Historic Detroit

Every building in Detroit has a story — we're here to share it

Alexander Blain Hospital

This hospital got its start when Dr. Alexander W. Blain, a prominent Detroit surgeon at Harper Hospital, opened a group medical clinic in 1911, "desiring to improve methods of diagnosis and treatment," Clarence M. Burton wrote in his "The City of Detroit, Michigan."

Dr. Blain was born March 4, 1885, in Detroit at the residence at Elmwood Cemetery, where his father was superintendent. The Eastern High School graduate founded the Michigan Audubon Society in 1904, two years before the Detroit native graduated from the Detroit College of Medicine. His career as a physician grew out of his ambition to be a naturalist. Though he was known for his skills operating on humans, he was said to always find time to mend a bird's injured wing.

"Dr. Blain maintained that specialists should not be isolated, but should work together so that the patient could have the benefit of specialists working in various lines," Burton continued.

In 1918, Blain moved his clinic into this building, originally a home built in 1892 for J.H. McMillan and designed by Mason & Rice. The structure, at East Jefferson Avenue and Dubois Street, was transformed into a medical and surgical building, with labs and consultation and treatment rooms. By 1922, Blain's clinic was seeing more than 5,000 patients a year, including some from others states and Canada.

The following year, the clinic's booming business would see it become a 50-bed general hospital, and renamed the Jefferson Clinic and Diagnostic Hospital.

On Oct. 10, 1936, Blain announced that he was renaming the hospital in the memory of his father, Alexander W. Blain Sr., who had died two years earlier at age 92.

At the time of the renaming, it was one of the oldest private clinics in the Midwest.

In 1942, it became a nonprofit, public-oriented institution.

Dr. Blain continued to serve as director and surgeon until 1953, serving thereafter as a consultant until he died Dec. 14, 1958. He died at age 73 at his own hospital. He was laid to rest at Elmwood, returning to where he was born.

When he died, the Detroit Free Press Editorial Board eulogized him, saying, "Dr. Blain was a healer and the health and welfare of his fellow humans were his first concern. His name ranks high among the great practitioners of this City and his loss will be felt by thousands of friends and admirers in all walks of civic life."

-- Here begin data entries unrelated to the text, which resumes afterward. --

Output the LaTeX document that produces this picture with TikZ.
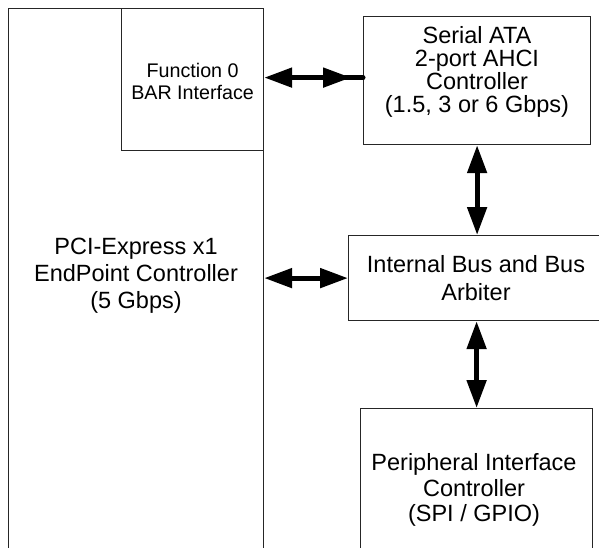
\documentclass[tikz,border=0pt]{standalone}
\usepackage{fontspec}
\setmainfont{Liberation Sans}
\usetikzlibrary{arrows.meta}
\tikzset{
  box/.style={draw=black!85, line width=1.2pt, rectangle, inner sep=0pt, anchor=north west},
  txt/.style={align=center, inner sep=0pt},
  bigfont/.style={font=\fontsize{23.5pt}{#1}\selectfont},
  smalltxt/.style={align=center, font=\fontsize{19.7pt}{22pt}\selectfont, inner sep=0pt},
  arr/.style={line width=5pt, {Triangle[length=28pt,width=19pt]}-{Triangle[length=28pt,width=19pt]}},
  stub/.style={line width=5pt, line cap=round}
}
\begin{document}
\begin{tikzpicture}[x=1pt,y=-1pt]
\clip (0,0) rectangle (599,548);
\fill[white] (0,0) rectangle (599,548);
% boxes
\node[box, minimum width=255pt, minimum height=600pt] (pcie) at (8,8) {};
\node[box, minimum width=142pt, minimum height=142pt] (func) at (121,8) {};
\node[box, minimum width=227pt, minimum height=128pt] (sata) at (363,16) {};
\node[box, minimum width=280pt, minimum height=85pt] (bus) at (348,235) {};
\node[box, minimum width=232pt, minimum height=200pt] (periph) at (360,408) {};
% texts
\node[smalltxt] (functext) at (func.center |- 0,81) {Function 0\\BAR Interface};
\node[txt, bigfont=23pt] (satatext) at (477,72) {Serial ATA\\2-port AHCI\\Controller\\(1.5, 3 or 6 Gbps)};
\node[txt, bigfont=27pt] (pcietext) at (136,276) {PCI-Express x1\\EndPoint Controller\\(5 Gbps)};
\node[txt, bigfont=28pt] (bustext) at (476,278) {Internal Bus and Bus\\Arbiter};
\node[txt, bigfont=25.5pt] (periphtext) at (474,490) {Peripheral Interface\\Controller\\(SPI / GPIO)};
% connectors
\coordinate (fe) at ([yshift=2pt]func.east);
\coordinate (sw) at (fe -| sata.west);
\coordinate (tipR) at ([xshift=-12pt]sw);
\coordinate (stubS) at ([xshift=-18pt]sw);
\draw[stub] (stubS) -- (sw);
\draw[arr] (fe) -- (tipR);
\draw[arr] (sata.south) -- (sata.south |- bus.north);
\draw[arr] (bus.west -| pcie.east) -- (bus.west);
\draw[arr] (periph.north |- bus.south) -- (periph.north);
\end{tikzpicture}
\end{document}
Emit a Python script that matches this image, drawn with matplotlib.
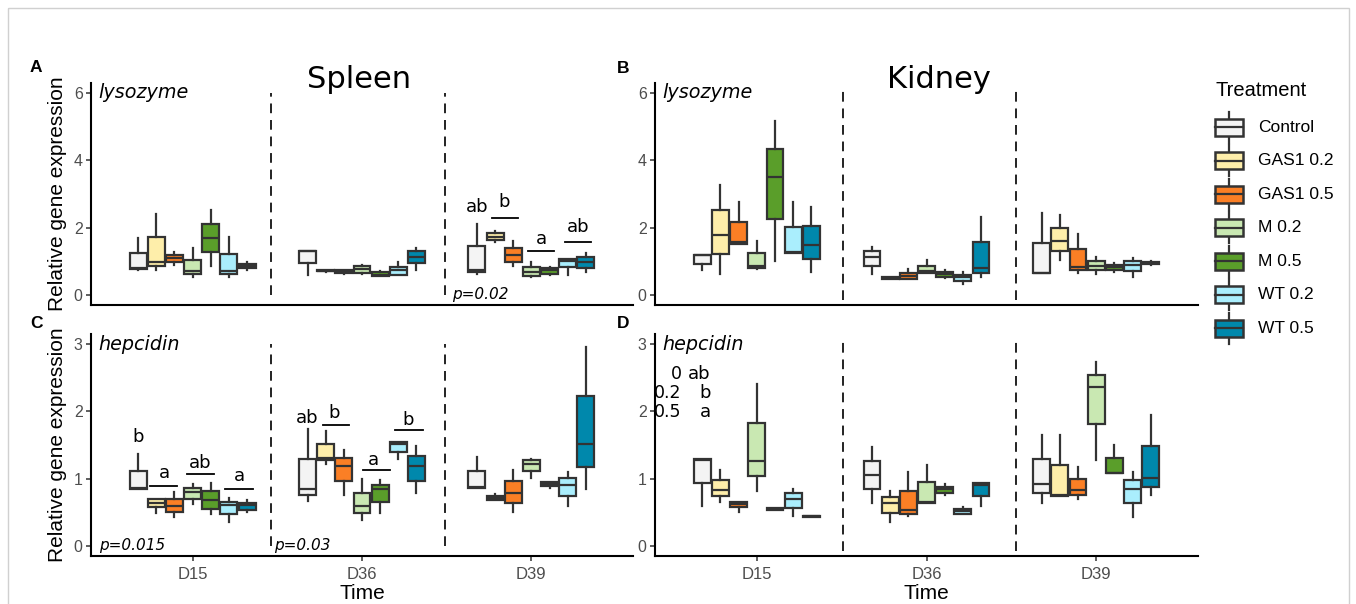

In the summer of 1959, the former Charles DuCharme house at 2165 E. Jefferson Ave. was demolished by American Housewrecking Co. to make way for a new Blain Hospital expansion. The mansion, built in 1887 and designed by Mason & Rice, was one of the few survivors of what was once one of Detroit's finest residential streets.

Alexander Blain III, the hospital's medical director, announced in March 1960 that construction would start April 1, 1960, on a new $500,000, 45-room addition designed by Carl B. Marr. The older building was to be used as a clinic. In November 1961, the annex was opened and a bronze plaque by sculptor Marshall Fredericks that honored Alexander Blain and his son Dr. Alexander Blain.

A building permit was issued in mid-June 1967 for $700,000 worth of alterations and a two-story addition. On Nov. 16, 1967, Mayor Jerome Cavanagh placed the cornerstone for the addition, which was designed by the firm Bennett & Straight. The contractor was Englehardt, Buettner and Holt. Another five stories were planned to be added in the future but never materialized.

But times were changing in the hospital industry, as the country was seeing a national trend away from independent hospitals and toward larger, multi-hospital corporations. Blain had been absorbed by the Detroit-Macomb Hospitals Corp.

As Detroit entered the 1980s, it also was deemed that there was an excess number of beds in southeast Michigan. Because extra hospitals and beds increase health-care costs, and because hospitals often tried to fill those beds with people who did not need to be hospitalized, the state sought to close and consolidate.

In 1981, the Comprehensive Health Planning Agency of Southeastern Michigan approved a bed-reduction plan that called for the getting rid of Blain and another of Detroit-Macomb Hospitals' locations, the Charles Godwin Jennings Hospital. Detroit-Macomb sued, and the CHPASM agreed out of court to support combining Jennings and Blain into one hospital, thus reducing the number of beds in the region.

In 1984, a proposed 315-bed Jennings-Blain Memorial Hospital was proposed for the corner of East Jefferson and Seyburn. It was to be finished in 1986 and replace the 117-bed Blain, the 300-bed Detroit Memorial Hospital on St. Antoine, and the 126-bed Jennings Hospital.

The old Blain building closed in 1987 and the original section of the building was then demolished.

Blain-Jennings was later merged into the St. John Health System.

In August 1997, the Detroit Free Press reported that the 1961 and '68 additions would be converted into a 66,000-square-foot office facility. That portion survives today and is home to the Detroit Police Department's Gaming Division.